Methods: This prospective study consecutively included 74 eyes of patients with TAO and 74 eyes of healthy volunteers visiting the ophthalmology department in a tertiary hospital. Patients diagnosed as TAO and healthy volunteers who were age- and gender-matched met the eligibility criteria for recruitment. Facial images were taken under the same light conditions. Comprehensive eyelid morphological parameters, such as palpebral fissure (PF) length, margin reflex distance (MRD), eyelid retraction distance, eyelid length, scleral area, and mid-pupil lid distance (MPLD), were automatically calculated using our deep learning-based analysis system. MRD1 and 2 were manually measured. Bland-Altman plots and intraclass correlation coefficients (ICCs) were performed to assess the agreement between automatic and manual measurements of MRDs. The asymmetry of the eyelid contour was analyzed using the temporal: nasal ratio of the MPLD. All eyelid features were compared between TAO eyes and control eyes using the independent samples t-test.
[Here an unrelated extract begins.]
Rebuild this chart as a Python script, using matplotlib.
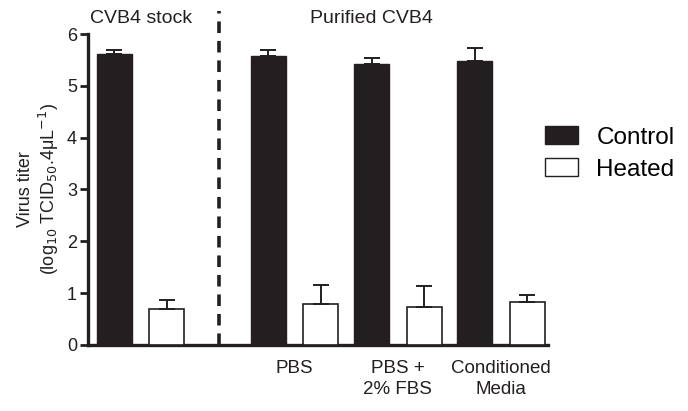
import matplotlib.pyplot as plt
from matplotlib.patches import Patch

plt.rcParams['font.family'] = ['Liberation Sans', 'DejaVu Sans']

# --- data ---
groups = ['', 'PBS', 'PBS +\n2% FBS', 'Conditioned\nMedia']
control_mean = [5.61, 5.58, 5.42, 5.49]
control_err = [0.09, 0.11, 0.12, 0.24]
heated_mean = [0.70, 0.79, 0.74, 0.82]
heated_err = [0.16, 0.37, 0.40, 0.14]

BLACK = '#231f20'
ctrl_x = [0.75, 5.15, 8.1, 11.05]
heat_x = [x + 1.5 for x in ctrl_x]
W = 1.0

fig = plt.figure(figsize=(6.88, 4.11), dpi=100)
ax = fig.add_axes([0.128, 0.161, 0.669, 0.756])

err_kw = dict(ecolor=BLACK, elinewidth=1.4, capsize=5.5, capthick=1.4)
ax.bar(ctrl_x, control_mean, W, color=BLACK, edgecolor=BLACK, linewidth=1.0,
       yerr=[[0] * 4, control_err], error_kw=err_kw, zorder=3)
ax.bar(heat_x, heated_mean, W, color='white', edgecolor=BLACK, linewidth=1.2,
       yerr=[[0] * 4, heated_err], error_kw=err_kw, zorder=3)

# dashed separator
ax.plot([3.75, 3.75], [0, 6.45], color=BLACK, linestyle=(0, (3.2, 2.2)),
        linewidth=2.6, clip_on=False, zorder=4)

ax.set_xlim(0, 13.15)
ax.set_ylim(0, 6)
ax.set_yticks(range(7))
ax.set_xticks([])
ax.tick_params(axis='y', direction='out', length=6, width=2, labelsize=13,
               colors=BLACK, pad=2)
for s in ['top', 'right']:
    ax.spines[s].set_visible(False)
for s in ['left', 'bottom']:
    ax.spines[s].set_linewidth(2.4)
    ax.spines[s].set_color(BLACK)

ax.set_ylabel('Virus titer\n(log$_{10}$ TCID$_{50}$.4\u03bcL$^{-1}$)',
              fontsize=13, color=BLACK, labelpad=4, linespacing=1.15)

# group labels under the axis
for cx, hx, lab in zip(ctrl_x, heat_x, groups):
    ax.text((cx + hx) / 2, -0.3, lab, ha='center', va='top', fontsize=13.5,
            color=BLACK, linespacing=1.25)

ax.text(1.5, 6.3, 'CVB4 stock', ha='center', va='center', fontsize=14, color=BLACK)
ax.text(8.1, 6.3, 'Purified CVB4', ha='center', va='center', fontsize=14, color=BLACK)

handles = [Patch(facecolor=BLACK, edgecolor=BLACK, label='Control'),
           Patch(facecolor='white', edgecolor=BLACK, label='Heated')]
fig.legend(handles=handles, loc='upper left', bbox_to_anchor=(0.778, 0.716),
           frameon=False, fontsize=17.5, handlelength=1.36, handleheight=0.74,
           handletextpad=0.75, labelspacing=0.4, borderaxespad=0)

fig.savefig('out.png', dpi=100, facecolor='white')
Results: A strong agreement between automatic and manual measurement was indicated. Biases of MRDs in TAO eyes and control eyes ranged from -0.01 mm [95% limits of agreement (LoA): -0.64 to 0.63 mm] to 0.09 mm (LoA: -0.46 to 0.63 mm). ICCs ranged from 0.932 to 0.980 (P<0.001). Eyelid features were significantly different in TAO eyes and control eyes, including MRD1 (4.82±1.59 vs. 2.99±0.81 mm; P<0.001), MRD2 (5.89±1.16 vs. 5.47±0.73 mm; P=0.009), upper eyelid length (UEL) (27.73±4.49 vs. 25.42±4.35 mm; P=0.002), lower eyelid length (LEL) (31.51±4.59 vs. 26.34±4.72 mm; P<0.001), and total scleral area (SA_TOTAL) (96.14±34.38 vs. 56.91±14.97 mm²; P<0.001). The MPLDs at all angles showed significant differences in the 2 groups of eyes (P=0.008 at temporal 180°; P<0.001 at other angles). The greatest temporal-nasal asymmetry appeared at 75° apart from the midline in TAO eyes.

Conclusions: Our proposed system allowed automatic, comprehensive, and objective measurement of eyelid morphology by only using facial images, which has potential application prospects in TAO. Future work with a large sample of patients that contains different TAO subsets is warranted.

Keywords: Thyroid-associated ophthalmopathy (TAO); automatic measurement; deep learning; eyelid morphology; facial images.